Given request ▸ With pictures left out, retype the lines from the start of the records through the one that contains "import * as d3 from 'd3';".

Provided records ▸
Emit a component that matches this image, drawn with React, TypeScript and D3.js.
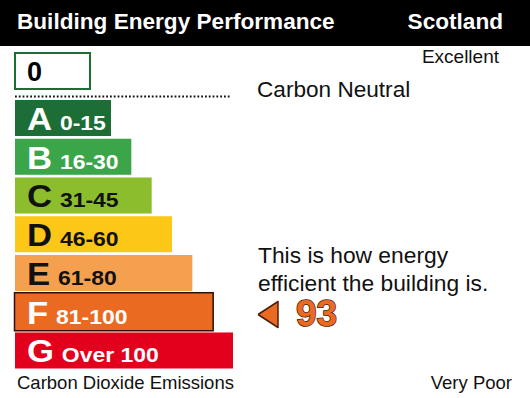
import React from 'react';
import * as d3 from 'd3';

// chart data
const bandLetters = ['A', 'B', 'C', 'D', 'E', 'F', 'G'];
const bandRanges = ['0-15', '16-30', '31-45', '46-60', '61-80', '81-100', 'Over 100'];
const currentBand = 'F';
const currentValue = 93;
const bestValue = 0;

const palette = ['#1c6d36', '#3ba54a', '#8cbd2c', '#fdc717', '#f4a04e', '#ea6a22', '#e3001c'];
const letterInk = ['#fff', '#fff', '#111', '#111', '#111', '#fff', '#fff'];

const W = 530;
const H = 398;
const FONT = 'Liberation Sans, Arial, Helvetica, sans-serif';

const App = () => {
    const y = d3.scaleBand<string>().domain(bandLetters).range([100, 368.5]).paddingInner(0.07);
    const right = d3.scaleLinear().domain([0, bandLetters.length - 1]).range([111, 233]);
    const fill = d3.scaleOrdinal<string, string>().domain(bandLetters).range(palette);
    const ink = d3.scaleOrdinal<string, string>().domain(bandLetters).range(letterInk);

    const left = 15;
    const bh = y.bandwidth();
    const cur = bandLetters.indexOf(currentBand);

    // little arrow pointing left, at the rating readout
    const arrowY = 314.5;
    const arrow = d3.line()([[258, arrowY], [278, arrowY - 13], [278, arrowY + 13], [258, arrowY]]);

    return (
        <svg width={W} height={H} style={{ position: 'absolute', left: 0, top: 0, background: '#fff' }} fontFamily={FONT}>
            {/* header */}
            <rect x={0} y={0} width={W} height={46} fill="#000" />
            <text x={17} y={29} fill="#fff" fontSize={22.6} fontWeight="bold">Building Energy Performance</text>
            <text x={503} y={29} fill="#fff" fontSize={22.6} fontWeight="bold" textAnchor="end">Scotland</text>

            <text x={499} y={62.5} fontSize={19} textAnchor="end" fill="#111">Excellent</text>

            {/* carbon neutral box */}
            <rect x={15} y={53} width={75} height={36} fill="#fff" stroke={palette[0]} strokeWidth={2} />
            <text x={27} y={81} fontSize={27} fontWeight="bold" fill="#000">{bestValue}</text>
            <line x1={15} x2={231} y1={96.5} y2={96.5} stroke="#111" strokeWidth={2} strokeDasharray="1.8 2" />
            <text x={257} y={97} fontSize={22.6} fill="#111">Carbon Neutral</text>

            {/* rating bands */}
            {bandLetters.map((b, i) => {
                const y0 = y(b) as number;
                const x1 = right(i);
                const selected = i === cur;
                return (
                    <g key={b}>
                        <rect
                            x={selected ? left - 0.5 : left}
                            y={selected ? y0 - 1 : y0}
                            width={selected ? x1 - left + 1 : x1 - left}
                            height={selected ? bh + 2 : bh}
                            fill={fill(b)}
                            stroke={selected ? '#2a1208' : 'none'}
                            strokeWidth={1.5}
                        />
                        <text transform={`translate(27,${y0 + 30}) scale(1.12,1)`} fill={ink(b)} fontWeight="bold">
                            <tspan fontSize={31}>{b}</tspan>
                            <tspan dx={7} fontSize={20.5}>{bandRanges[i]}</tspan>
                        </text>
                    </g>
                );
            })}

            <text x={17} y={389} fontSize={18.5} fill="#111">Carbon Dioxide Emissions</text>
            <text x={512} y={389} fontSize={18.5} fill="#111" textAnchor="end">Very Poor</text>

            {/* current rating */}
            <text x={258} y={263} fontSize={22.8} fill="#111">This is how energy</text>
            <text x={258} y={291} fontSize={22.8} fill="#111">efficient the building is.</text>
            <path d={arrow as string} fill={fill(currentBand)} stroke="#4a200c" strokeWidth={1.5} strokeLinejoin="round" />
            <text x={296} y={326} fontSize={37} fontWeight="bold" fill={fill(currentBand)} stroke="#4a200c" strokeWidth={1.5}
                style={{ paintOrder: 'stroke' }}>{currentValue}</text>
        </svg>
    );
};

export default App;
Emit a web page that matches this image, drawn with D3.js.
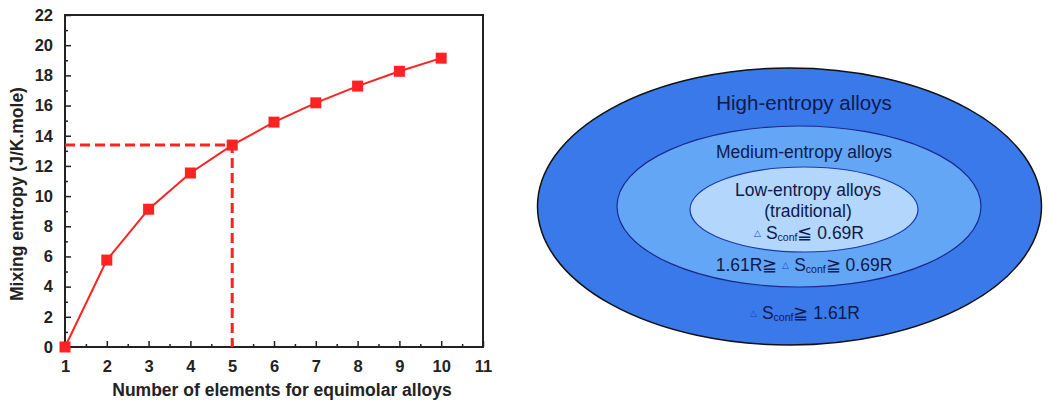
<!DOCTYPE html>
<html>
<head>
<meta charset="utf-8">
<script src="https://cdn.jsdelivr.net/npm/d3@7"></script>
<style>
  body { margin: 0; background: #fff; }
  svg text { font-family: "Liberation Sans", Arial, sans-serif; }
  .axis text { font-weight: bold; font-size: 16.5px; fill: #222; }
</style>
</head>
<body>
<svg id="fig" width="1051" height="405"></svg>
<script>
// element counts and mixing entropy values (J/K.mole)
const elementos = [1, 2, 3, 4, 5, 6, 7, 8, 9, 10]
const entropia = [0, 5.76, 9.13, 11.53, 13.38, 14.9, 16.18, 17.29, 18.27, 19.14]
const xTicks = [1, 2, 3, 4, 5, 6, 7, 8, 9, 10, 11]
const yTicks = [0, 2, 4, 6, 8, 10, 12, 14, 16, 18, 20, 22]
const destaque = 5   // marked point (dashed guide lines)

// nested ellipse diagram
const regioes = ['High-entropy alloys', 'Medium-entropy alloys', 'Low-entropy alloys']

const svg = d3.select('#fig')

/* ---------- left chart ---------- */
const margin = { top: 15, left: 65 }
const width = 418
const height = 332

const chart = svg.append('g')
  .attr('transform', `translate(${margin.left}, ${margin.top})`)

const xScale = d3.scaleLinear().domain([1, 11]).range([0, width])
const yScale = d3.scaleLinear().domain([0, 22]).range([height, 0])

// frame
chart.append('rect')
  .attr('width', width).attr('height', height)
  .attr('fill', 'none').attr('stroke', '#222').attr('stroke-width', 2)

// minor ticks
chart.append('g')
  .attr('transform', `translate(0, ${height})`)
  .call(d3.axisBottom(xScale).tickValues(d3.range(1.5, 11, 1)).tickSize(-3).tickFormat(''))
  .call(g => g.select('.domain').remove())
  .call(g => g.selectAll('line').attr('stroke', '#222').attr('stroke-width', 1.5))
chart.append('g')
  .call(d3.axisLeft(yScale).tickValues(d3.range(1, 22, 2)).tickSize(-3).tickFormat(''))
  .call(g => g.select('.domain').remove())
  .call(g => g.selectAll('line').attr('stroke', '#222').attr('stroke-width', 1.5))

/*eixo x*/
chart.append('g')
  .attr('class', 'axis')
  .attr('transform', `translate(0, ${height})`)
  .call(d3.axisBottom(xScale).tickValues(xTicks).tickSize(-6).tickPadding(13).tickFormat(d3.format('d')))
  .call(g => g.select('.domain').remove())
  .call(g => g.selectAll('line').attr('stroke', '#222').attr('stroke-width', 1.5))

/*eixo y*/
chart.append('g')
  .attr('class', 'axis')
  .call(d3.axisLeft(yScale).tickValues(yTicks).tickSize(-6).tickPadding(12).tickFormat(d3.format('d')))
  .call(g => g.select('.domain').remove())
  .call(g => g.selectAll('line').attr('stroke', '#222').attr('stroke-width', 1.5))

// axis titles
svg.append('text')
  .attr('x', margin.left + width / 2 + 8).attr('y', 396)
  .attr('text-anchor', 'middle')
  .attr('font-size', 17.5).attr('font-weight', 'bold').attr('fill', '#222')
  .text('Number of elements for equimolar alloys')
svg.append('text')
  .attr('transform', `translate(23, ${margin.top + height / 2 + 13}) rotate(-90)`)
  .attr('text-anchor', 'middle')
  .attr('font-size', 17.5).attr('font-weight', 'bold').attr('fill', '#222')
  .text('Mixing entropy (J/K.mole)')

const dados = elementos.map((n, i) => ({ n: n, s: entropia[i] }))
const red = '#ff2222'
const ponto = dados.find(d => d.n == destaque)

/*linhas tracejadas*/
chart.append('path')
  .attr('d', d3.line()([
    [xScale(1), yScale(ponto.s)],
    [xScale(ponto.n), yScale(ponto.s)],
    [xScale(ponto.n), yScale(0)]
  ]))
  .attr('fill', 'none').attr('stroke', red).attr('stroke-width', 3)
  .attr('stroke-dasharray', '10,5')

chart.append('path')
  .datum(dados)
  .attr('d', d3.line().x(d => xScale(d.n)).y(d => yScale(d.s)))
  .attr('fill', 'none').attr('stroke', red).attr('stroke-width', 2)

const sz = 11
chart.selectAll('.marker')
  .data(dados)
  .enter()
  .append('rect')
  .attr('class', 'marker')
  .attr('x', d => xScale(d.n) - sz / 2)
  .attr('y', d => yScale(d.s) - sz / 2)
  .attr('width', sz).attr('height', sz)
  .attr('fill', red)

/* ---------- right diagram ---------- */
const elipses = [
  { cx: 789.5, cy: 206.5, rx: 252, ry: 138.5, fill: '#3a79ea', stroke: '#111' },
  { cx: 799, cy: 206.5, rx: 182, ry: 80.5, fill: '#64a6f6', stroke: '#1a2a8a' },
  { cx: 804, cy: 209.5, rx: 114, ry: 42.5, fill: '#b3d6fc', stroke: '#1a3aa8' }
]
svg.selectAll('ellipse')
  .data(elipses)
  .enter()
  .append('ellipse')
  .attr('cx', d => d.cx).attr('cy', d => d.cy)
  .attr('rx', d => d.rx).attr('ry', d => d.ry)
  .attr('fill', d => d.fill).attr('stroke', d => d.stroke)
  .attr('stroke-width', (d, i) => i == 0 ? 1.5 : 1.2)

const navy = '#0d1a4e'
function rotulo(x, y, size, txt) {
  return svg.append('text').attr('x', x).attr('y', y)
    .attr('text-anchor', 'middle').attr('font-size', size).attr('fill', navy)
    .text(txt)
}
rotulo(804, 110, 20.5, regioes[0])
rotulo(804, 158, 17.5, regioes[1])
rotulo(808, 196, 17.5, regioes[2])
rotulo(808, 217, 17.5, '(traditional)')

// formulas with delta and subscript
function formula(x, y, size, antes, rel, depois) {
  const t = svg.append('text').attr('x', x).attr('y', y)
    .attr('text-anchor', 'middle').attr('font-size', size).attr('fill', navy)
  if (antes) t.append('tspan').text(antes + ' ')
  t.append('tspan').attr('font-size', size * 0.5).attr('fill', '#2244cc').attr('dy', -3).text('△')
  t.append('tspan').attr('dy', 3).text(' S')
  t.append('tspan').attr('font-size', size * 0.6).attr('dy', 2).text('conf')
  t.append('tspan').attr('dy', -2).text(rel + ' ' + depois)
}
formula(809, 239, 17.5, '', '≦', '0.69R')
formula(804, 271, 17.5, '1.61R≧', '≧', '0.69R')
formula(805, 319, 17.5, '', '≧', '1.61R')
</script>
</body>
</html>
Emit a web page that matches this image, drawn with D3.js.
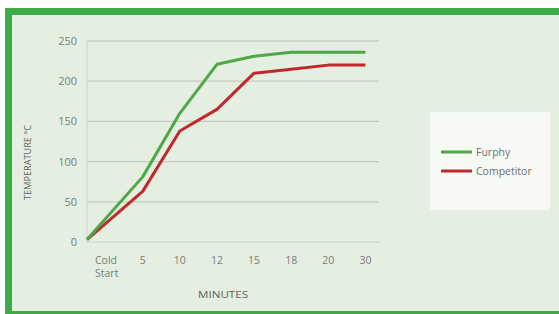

Exercise response ▸
Emit a component that matches this image, drawn with React, TypeScript and D3.js.
import React from 'react';
import * as d3 from 'd3';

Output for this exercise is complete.